WHAT TO WORK ON: Give back, word for word, only the lines from the opening of the records through the one with "(0,0) rectangle (1066,747);". Pictures stay out.

INPUT MATERIAL:

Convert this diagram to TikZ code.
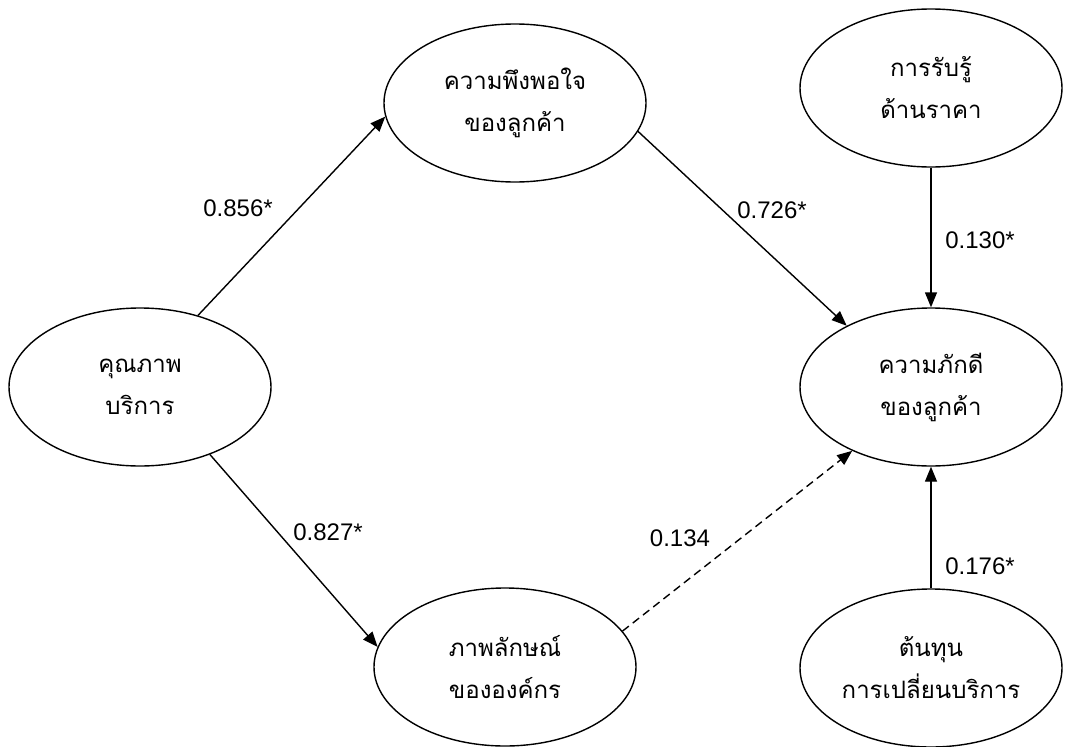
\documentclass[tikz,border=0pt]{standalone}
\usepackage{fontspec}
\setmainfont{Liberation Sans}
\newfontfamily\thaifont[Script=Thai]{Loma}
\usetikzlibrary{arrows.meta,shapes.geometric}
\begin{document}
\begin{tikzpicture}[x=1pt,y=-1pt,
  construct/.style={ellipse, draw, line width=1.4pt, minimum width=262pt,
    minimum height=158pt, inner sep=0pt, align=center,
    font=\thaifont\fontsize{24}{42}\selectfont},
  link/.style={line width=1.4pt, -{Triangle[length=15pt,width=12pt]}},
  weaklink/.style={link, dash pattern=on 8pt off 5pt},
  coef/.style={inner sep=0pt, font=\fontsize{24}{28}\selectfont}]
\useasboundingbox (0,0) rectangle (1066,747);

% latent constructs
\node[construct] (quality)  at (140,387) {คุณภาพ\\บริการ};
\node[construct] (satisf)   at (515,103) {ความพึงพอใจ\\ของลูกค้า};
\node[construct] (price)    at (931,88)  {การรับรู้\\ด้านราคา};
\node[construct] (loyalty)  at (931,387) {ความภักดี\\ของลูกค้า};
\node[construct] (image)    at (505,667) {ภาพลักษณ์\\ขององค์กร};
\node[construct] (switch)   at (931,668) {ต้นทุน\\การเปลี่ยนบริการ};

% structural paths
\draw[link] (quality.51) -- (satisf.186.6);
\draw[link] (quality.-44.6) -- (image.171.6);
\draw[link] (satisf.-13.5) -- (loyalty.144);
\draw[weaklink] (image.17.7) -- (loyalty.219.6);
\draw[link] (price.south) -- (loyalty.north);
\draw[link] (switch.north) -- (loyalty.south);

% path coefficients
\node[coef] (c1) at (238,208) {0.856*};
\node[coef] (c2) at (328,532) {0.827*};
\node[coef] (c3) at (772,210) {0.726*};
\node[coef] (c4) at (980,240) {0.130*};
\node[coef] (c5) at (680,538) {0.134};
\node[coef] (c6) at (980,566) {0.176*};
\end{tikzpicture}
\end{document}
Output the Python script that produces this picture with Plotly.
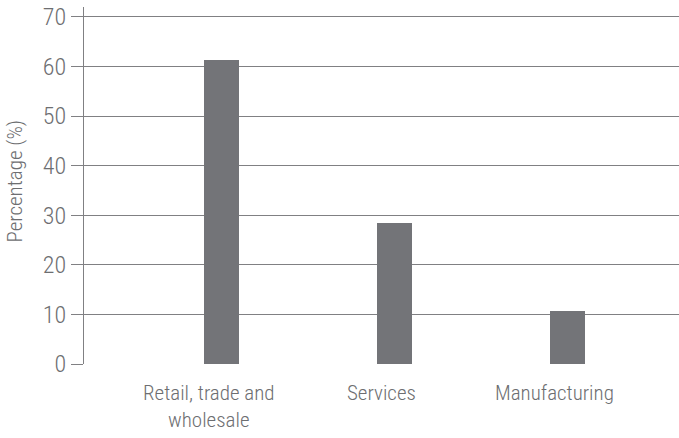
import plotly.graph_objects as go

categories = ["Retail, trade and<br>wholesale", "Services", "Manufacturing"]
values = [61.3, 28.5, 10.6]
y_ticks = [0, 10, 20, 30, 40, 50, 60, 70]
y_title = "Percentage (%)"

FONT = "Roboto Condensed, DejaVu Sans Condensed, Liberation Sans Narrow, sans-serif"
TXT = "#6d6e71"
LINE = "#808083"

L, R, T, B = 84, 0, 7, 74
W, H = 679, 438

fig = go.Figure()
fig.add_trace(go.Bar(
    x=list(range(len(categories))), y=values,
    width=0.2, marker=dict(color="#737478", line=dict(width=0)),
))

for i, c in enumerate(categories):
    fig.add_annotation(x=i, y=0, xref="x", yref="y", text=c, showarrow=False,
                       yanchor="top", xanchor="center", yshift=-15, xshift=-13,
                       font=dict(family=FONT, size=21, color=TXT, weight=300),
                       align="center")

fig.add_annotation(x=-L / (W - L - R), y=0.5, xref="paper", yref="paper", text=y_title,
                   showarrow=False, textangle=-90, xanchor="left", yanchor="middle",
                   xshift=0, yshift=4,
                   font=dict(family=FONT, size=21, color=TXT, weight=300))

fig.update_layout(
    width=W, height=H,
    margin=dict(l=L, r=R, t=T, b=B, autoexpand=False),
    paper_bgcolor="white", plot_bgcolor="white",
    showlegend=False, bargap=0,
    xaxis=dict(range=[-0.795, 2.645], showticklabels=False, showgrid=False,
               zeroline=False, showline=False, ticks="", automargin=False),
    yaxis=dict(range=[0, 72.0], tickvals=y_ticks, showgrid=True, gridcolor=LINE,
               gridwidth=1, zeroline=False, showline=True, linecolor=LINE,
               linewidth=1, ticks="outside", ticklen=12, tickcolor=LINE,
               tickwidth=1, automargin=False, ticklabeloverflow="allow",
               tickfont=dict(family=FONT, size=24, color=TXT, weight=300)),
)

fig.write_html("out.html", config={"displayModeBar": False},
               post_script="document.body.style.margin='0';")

THE SOLUTION:
Convert this diagram to TikZ code.
\documentclass[tikz,border=0pt]{standalone}
\usepackage{fontspec}
\setmainfont{Liberation Sans}
\newfontfamily\thaifont[Script=Thai]{Loma}
\usetikzlibrary{arrows.meta,shapes.geometric}
\begin{document}
\begin{tikzpicture}[x=1pt,y=-1pt,
  construct/.style={ellipse, draw, line width=1.4pt, minimum width=262pt,
    minimum height=158pt, inner sep=0pt, align=center,
    font=\thaifont\fontsize{24}{42}\selectfont},
  link/.style={line width=1.4pt, -{Triangle[length=15pt,width=12pt]}},
  weaklink/.style={link, dash pattern=on 8pt off 5pt},
  coef/.style={inner sep=0pt, font=\fontsize{24}{28}\selectfont}]
\useasboundingbox (0,0) rectangle (1066,747);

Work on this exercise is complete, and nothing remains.